** START Data supplied **

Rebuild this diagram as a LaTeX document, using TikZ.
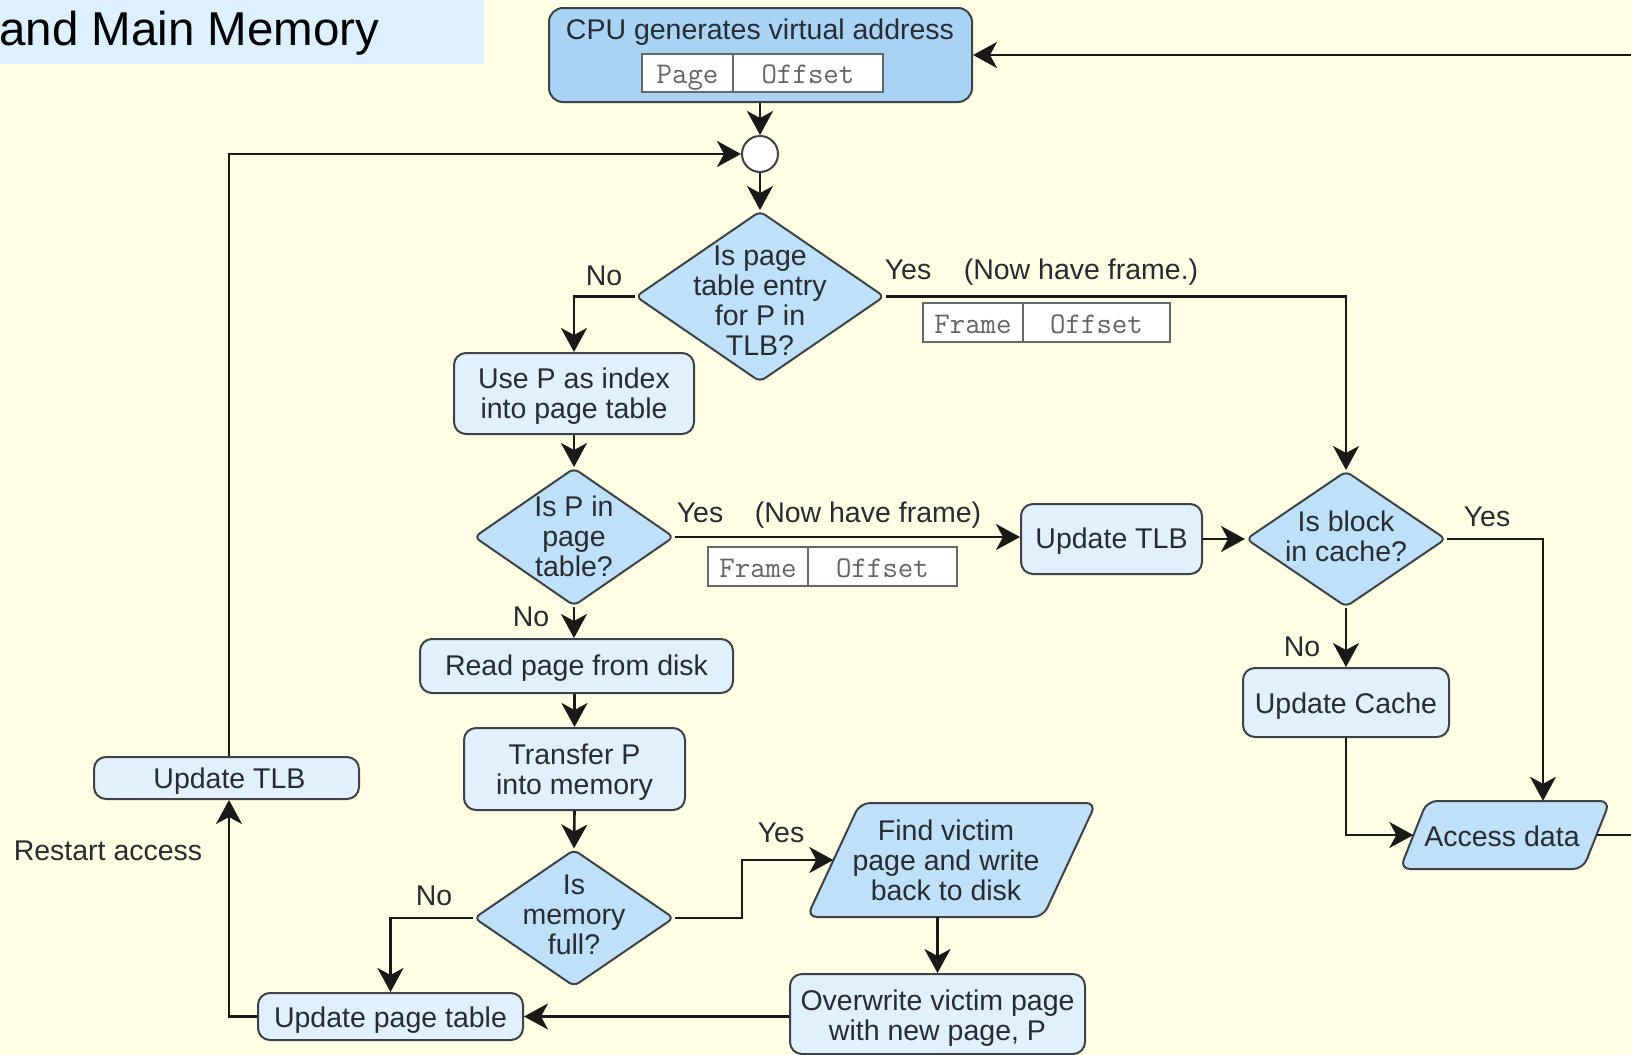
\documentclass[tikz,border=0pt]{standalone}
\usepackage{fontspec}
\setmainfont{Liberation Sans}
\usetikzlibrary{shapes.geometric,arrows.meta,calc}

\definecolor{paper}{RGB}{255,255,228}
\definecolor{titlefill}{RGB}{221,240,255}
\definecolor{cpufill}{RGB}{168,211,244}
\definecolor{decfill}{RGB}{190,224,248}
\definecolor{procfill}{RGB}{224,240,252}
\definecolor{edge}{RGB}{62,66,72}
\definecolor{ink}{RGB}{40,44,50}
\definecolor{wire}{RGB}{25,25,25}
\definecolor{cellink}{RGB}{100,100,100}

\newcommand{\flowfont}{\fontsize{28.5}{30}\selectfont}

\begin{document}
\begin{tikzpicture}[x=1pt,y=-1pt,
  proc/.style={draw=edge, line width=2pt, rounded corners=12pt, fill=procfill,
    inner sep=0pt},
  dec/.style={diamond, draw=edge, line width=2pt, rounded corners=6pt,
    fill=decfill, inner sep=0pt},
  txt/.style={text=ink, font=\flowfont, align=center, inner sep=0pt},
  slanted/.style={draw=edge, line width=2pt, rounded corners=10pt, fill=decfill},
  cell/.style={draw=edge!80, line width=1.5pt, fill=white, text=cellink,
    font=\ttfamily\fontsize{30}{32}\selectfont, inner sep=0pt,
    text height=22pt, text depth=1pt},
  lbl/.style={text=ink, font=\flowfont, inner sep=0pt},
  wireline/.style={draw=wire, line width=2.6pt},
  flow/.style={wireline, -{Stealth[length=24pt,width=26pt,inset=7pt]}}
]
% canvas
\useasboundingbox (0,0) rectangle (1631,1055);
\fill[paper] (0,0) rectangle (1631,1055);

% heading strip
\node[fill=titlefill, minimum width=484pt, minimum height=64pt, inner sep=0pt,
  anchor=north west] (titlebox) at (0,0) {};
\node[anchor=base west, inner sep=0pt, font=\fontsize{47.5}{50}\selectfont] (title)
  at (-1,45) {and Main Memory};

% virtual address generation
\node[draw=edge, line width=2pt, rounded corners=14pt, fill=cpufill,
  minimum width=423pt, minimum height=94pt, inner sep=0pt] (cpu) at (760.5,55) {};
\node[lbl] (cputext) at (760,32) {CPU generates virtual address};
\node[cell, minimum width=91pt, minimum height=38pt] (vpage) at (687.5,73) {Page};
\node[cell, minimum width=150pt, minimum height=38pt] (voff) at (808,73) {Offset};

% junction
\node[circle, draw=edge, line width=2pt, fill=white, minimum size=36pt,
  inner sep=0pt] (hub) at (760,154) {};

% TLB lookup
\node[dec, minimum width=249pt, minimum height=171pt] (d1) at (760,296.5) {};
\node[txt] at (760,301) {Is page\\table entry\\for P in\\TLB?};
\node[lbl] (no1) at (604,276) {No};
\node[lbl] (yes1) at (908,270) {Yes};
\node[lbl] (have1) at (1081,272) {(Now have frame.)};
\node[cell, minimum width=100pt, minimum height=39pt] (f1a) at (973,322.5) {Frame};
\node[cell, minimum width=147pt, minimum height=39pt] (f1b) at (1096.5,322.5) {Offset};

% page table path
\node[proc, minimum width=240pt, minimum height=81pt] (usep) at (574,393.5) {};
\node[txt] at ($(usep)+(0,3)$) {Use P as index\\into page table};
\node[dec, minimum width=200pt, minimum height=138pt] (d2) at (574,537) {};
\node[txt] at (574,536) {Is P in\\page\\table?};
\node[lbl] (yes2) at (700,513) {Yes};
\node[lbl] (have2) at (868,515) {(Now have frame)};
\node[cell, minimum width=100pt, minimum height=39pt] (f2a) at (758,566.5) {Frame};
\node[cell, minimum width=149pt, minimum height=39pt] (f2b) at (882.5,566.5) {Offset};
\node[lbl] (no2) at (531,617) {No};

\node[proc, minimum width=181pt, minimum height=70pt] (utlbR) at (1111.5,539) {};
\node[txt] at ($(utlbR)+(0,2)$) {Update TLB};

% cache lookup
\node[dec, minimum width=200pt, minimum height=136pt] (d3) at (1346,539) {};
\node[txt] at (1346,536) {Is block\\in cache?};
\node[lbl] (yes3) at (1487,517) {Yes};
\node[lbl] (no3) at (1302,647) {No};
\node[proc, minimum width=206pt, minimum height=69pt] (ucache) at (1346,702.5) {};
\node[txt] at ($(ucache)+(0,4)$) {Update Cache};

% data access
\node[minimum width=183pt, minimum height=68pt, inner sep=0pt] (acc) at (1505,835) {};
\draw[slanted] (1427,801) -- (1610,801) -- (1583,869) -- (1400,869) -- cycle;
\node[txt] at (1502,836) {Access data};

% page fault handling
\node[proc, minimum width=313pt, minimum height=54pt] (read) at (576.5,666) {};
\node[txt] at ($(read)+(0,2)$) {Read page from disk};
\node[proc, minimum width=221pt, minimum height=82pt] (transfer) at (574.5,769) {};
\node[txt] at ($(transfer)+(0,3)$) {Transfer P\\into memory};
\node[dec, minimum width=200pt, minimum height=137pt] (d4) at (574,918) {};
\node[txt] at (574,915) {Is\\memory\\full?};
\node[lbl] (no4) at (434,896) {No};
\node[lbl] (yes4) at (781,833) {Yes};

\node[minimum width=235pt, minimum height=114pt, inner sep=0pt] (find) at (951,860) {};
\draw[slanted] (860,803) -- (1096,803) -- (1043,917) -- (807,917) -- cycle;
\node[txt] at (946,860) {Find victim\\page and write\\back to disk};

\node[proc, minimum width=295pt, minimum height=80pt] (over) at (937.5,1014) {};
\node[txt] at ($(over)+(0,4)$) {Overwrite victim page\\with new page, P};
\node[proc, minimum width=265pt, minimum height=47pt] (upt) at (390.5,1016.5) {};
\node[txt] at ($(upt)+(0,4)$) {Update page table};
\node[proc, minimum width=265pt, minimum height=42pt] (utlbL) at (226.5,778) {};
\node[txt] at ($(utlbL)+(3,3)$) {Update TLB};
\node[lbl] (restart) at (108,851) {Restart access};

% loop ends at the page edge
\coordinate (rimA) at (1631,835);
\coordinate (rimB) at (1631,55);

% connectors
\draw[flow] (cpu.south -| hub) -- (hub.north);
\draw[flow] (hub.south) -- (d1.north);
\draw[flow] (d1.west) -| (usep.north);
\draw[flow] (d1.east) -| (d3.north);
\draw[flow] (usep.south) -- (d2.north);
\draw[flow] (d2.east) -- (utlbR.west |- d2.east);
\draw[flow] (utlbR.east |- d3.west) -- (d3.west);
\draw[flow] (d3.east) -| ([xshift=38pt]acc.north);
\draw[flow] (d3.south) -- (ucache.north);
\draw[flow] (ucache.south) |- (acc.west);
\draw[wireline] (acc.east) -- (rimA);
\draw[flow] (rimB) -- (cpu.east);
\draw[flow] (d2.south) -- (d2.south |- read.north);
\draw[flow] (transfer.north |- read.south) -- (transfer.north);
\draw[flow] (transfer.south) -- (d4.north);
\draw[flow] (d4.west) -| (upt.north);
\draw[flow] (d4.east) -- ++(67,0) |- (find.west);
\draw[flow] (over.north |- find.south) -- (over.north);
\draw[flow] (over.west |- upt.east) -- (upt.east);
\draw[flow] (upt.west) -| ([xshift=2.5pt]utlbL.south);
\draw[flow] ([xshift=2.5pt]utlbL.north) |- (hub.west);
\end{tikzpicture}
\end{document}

** END Data supplied **
** START Data supplied **

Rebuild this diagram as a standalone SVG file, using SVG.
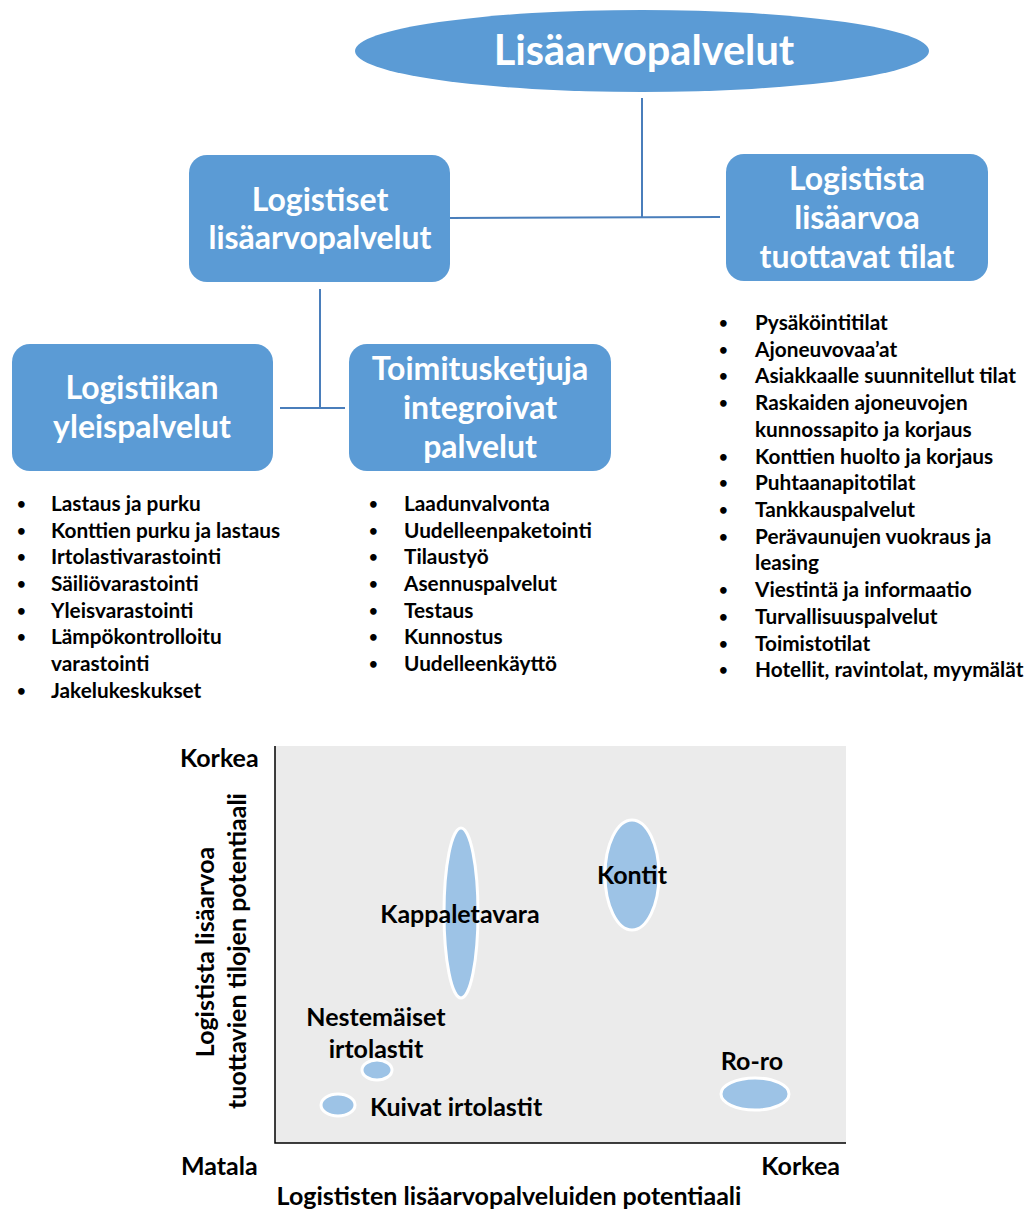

** END Data supplied **
** START Data supplied **

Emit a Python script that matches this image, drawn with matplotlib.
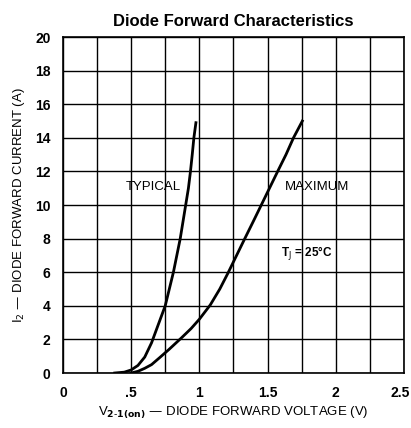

** END Data supplied **

• **What this task involves**: Return every line from the records above that holds the word "diagram".

• **Answer to the task**:
Rebuild this diagram as a LaTeX document, using TikZ.
Rebuild this diagram as a standalone SVG file, using SVG.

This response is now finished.